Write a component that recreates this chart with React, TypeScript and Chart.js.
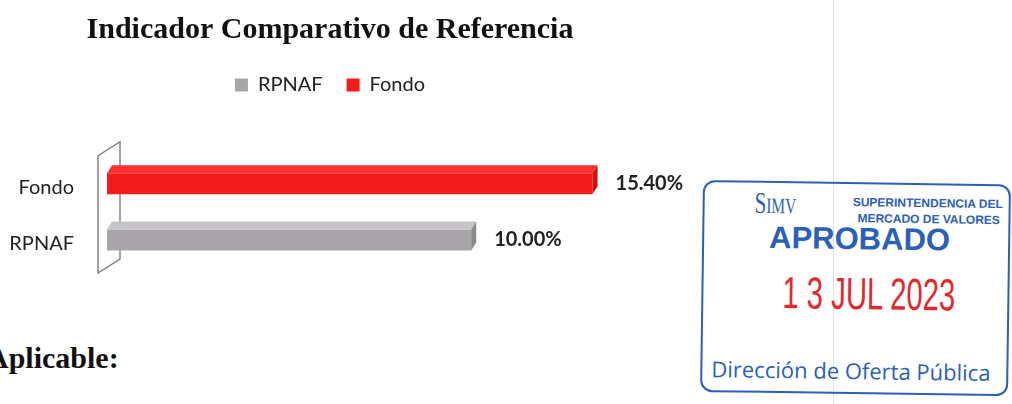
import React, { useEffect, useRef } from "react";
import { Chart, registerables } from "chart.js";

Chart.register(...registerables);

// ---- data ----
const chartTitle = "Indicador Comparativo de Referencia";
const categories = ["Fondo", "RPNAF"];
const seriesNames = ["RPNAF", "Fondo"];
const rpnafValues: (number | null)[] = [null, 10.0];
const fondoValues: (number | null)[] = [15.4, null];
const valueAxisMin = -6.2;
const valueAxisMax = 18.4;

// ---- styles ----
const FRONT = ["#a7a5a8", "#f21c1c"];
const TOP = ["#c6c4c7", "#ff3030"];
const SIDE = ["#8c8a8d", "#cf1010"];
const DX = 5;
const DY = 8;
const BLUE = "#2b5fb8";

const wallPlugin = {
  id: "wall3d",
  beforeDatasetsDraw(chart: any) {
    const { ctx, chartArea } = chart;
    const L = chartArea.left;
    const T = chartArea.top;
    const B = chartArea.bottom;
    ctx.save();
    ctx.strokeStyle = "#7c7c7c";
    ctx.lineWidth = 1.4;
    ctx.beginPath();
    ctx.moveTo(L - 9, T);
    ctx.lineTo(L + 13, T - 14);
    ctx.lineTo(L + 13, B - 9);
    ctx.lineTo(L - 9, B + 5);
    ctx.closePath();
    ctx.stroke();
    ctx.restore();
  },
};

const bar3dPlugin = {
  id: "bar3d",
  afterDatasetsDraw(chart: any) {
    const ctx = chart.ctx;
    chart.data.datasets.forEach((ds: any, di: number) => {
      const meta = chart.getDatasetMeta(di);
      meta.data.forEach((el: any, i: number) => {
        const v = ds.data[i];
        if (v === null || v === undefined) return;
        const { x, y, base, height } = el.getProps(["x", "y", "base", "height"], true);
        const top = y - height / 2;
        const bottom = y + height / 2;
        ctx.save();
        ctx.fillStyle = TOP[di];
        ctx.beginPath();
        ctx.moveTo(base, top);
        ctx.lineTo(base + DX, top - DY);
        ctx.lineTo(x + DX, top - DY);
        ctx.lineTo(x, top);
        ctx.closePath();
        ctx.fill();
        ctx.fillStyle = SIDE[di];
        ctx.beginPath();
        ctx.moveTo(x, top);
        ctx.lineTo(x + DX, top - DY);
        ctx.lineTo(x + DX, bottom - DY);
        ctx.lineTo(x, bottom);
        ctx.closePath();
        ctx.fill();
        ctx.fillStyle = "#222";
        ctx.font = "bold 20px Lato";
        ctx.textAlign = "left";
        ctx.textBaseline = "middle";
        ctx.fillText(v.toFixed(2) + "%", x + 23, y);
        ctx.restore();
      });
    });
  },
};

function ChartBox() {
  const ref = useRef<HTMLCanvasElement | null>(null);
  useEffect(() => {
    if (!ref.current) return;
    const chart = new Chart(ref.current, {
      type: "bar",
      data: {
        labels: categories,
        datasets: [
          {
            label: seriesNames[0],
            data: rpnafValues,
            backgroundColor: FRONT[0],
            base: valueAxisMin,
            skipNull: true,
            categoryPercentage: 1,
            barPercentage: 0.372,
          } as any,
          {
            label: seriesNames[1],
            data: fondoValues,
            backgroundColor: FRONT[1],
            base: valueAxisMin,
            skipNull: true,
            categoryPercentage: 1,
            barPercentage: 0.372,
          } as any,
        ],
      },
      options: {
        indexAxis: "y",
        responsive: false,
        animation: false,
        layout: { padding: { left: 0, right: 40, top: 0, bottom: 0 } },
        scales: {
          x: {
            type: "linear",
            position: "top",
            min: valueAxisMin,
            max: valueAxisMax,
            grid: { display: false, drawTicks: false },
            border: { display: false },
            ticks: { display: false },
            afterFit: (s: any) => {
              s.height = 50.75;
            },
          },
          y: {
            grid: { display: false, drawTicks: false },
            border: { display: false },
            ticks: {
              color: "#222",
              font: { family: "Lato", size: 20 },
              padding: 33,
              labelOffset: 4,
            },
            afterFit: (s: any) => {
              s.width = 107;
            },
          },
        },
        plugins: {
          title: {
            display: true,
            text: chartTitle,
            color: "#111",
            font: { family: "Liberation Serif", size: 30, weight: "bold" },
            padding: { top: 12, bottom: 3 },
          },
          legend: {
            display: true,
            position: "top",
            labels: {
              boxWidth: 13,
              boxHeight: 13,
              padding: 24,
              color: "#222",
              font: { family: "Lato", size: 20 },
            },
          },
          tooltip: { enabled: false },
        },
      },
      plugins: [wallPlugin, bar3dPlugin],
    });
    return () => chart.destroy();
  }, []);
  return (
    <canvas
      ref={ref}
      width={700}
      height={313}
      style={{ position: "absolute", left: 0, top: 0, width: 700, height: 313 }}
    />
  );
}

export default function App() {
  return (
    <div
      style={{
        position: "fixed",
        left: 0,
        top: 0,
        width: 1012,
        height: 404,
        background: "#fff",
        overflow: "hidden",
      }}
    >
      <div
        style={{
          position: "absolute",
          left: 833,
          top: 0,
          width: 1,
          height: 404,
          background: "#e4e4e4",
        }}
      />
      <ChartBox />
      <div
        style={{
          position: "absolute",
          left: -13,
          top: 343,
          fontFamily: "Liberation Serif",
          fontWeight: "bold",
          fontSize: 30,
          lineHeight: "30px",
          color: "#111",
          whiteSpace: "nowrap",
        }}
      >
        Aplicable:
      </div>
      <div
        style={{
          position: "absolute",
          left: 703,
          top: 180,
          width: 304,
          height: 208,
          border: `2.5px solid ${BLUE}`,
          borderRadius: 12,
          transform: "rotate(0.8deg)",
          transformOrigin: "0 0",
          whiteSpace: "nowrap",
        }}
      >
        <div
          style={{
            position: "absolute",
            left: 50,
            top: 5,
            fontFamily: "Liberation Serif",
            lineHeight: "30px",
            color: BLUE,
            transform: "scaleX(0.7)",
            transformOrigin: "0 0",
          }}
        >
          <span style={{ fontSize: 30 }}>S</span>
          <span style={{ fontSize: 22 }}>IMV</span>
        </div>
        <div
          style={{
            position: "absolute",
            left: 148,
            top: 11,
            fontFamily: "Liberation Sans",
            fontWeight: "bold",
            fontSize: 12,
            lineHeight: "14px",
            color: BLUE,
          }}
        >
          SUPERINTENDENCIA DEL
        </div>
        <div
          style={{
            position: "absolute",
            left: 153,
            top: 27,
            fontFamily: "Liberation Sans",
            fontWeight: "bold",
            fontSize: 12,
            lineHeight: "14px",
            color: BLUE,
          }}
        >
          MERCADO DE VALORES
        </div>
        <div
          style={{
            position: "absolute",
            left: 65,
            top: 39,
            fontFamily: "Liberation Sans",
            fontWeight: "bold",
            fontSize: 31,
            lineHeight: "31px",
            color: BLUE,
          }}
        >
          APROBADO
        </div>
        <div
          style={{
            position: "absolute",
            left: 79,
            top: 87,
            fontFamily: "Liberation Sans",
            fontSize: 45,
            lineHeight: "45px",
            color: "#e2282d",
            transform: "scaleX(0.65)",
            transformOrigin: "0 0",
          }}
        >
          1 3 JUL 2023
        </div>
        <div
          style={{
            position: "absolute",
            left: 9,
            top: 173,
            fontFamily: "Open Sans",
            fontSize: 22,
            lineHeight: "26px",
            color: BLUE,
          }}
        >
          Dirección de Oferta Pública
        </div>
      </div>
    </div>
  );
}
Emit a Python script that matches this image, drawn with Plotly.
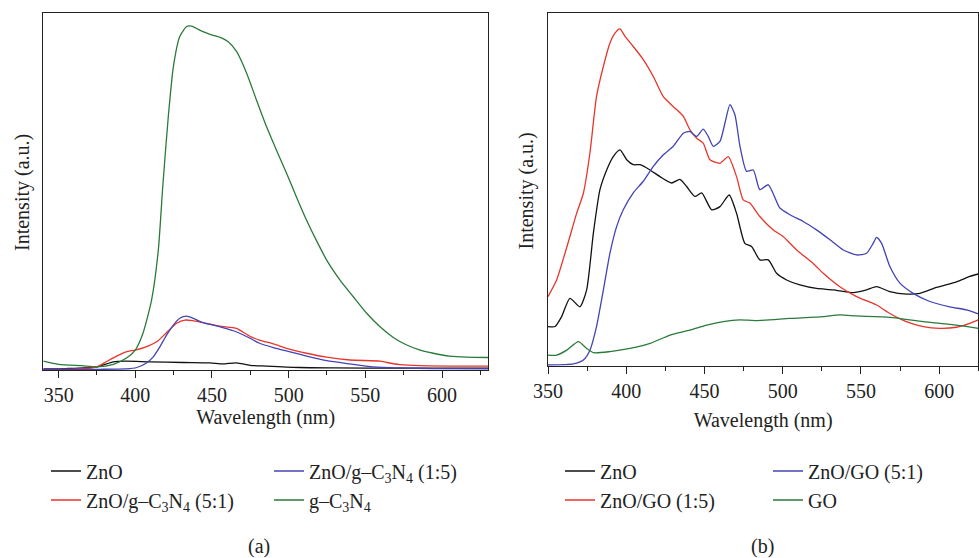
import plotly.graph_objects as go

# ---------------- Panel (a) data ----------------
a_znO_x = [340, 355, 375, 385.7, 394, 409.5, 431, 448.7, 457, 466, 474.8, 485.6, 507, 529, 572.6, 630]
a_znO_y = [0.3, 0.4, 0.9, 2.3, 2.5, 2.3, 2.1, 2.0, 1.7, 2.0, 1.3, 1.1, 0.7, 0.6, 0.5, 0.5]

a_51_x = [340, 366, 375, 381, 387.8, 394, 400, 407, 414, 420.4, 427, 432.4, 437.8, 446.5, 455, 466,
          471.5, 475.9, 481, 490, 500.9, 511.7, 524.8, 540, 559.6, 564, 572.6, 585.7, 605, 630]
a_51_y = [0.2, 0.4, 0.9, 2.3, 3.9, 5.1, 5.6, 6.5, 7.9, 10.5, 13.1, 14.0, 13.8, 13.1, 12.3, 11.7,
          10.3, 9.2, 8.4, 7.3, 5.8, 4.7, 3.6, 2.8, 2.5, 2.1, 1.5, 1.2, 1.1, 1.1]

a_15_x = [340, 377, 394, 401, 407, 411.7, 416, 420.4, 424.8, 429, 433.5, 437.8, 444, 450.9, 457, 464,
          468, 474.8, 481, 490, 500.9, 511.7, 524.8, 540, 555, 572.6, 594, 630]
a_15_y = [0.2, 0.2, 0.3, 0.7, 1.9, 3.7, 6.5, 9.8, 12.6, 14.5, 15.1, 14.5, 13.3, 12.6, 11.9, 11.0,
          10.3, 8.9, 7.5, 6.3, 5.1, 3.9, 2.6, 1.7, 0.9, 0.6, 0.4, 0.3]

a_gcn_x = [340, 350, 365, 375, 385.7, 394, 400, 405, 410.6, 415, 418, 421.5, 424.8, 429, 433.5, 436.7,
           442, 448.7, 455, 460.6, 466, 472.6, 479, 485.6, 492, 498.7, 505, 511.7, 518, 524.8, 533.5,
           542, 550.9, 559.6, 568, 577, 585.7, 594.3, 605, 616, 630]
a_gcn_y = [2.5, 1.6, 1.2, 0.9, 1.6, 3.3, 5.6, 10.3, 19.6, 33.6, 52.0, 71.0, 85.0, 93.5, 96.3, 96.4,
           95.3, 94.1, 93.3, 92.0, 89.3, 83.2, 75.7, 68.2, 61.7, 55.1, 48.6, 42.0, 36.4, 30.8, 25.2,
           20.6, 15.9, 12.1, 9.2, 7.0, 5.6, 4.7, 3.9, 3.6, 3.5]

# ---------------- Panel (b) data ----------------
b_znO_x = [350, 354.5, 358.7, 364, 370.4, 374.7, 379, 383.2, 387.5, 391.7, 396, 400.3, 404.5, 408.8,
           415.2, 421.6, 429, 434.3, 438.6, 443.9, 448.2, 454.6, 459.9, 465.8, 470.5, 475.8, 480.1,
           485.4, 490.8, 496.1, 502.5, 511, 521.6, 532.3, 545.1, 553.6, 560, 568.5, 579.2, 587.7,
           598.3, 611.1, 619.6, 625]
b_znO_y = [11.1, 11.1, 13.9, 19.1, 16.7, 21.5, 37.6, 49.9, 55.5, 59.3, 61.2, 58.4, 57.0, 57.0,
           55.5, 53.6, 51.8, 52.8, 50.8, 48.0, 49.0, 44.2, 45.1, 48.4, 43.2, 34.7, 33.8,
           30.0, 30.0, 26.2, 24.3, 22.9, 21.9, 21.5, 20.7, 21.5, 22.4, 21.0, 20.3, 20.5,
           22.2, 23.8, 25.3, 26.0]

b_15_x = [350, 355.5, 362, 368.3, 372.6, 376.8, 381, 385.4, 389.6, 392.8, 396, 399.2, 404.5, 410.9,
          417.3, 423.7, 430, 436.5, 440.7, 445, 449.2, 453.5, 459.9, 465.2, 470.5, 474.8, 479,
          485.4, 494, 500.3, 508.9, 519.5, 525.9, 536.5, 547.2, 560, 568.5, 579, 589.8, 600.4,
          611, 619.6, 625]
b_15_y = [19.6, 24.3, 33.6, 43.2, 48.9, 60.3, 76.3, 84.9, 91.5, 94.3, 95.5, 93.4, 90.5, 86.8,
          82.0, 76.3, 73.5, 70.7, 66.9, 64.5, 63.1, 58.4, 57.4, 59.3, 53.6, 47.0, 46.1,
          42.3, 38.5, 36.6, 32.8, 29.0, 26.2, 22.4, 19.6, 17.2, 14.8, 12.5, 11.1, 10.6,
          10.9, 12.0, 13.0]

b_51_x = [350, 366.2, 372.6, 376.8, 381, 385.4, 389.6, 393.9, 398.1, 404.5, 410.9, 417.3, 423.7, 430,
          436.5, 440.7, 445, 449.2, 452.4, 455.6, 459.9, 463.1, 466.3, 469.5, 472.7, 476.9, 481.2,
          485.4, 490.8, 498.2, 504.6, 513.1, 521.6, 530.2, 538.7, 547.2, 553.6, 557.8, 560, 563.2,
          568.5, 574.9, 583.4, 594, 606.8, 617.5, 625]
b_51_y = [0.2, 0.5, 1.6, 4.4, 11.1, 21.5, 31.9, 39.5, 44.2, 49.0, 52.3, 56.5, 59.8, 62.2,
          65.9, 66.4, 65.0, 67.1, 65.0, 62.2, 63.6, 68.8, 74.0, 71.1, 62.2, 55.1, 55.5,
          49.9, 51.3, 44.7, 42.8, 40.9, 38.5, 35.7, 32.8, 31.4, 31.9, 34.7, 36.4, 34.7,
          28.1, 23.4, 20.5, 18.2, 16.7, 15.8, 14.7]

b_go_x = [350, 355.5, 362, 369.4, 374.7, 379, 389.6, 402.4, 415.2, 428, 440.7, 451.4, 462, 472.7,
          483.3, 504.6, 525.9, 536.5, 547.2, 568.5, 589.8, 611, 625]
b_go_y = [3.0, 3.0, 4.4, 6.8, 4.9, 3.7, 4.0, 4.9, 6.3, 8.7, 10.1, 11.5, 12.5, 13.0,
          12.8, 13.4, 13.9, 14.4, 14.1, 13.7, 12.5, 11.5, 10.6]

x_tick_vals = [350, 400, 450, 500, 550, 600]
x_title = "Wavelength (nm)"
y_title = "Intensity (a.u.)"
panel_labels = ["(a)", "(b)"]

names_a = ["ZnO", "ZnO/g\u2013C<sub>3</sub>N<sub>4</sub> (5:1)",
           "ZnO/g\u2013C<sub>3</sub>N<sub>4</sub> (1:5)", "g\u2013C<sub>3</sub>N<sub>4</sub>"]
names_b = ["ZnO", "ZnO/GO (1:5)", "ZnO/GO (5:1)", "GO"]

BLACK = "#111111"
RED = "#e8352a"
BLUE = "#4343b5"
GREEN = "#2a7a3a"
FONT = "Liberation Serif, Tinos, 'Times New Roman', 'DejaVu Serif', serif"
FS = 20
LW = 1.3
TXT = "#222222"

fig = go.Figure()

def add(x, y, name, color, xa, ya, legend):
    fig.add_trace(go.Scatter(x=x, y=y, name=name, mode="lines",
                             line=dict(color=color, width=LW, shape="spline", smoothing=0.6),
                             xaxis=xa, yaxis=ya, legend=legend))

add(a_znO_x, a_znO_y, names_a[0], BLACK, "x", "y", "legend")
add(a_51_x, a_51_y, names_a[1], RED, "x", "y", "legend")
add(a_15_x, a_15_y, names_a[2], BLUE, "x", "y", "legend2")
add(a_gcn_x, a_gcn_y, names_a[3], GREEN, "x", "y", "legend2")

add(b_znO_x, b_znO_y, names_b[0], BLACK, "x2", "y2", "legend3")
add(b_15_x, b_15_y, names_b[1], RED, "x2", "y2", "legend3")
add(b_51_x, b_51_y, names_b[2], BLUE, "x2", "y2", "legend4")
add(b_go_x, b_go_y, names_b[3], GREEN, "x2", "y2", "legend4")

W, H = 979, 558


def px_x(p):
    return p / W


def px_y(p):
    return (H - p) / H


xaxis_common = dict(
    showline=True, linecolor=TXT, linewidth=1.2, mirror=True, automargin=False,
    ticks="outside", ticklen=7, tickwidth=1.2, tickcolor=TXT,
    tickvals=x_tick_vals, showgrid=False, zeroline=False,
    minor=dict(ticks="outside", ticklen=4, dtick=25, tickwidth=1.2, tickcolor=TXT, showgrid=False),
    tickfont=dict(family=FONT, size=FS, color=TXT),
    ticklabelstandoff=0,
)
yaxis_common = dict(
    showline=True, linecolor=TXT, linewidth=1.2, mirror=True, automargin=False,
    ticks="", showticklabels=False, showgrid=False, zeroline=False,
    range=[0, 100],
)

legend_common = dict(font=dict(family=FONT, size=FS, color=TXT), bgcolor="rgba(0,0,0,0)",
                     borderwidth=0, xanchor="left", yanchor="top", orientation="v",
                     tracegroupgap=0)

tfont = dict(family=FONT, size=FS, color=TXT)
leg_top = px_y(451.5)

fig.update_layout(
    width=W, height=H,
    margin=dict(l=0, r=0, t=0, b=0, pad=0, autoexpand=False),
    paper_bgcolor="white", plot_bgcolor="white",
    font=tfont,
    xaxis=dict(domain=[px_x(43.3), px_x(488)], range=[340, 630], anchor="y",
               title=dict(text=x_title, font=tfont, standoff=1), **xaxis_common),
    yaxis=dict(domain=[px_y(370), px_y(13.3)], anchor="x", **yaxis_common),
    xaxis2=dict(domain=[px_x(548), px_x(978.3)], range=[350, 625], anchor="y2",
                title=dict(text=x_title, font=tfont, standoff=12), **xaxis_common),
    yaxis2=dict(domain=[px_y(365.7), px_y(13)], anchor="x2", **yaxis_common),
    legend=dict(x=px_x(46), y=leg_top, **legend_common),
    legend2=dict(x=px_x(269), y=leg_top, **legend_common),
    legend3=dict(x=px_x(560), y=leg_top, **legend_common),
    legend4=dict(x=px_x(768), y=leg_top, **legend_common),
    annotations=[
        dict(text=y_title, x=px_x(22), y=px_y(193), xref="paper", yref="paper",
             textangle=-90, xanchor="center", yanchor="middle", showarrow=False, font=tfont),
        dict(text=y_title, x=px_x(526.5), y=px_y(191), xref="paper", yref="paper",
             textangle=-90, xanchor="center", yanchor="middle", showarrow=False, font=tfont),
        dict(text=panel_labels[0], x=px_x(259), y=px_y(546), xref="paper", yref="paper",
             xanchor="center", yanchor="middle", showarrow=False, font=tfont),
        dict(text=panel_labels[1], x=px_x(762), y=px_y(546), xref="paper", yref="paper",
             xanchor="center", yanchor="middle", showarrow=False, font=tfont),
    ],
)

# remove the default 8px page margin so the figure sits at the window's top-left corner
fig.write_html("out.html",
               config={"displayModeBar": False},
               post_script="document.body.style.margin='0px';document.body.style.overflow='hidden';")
........
**Prompt**.
Nothing but a number is needed here: how many lines hold the string "React"?

**Exercise result**.
2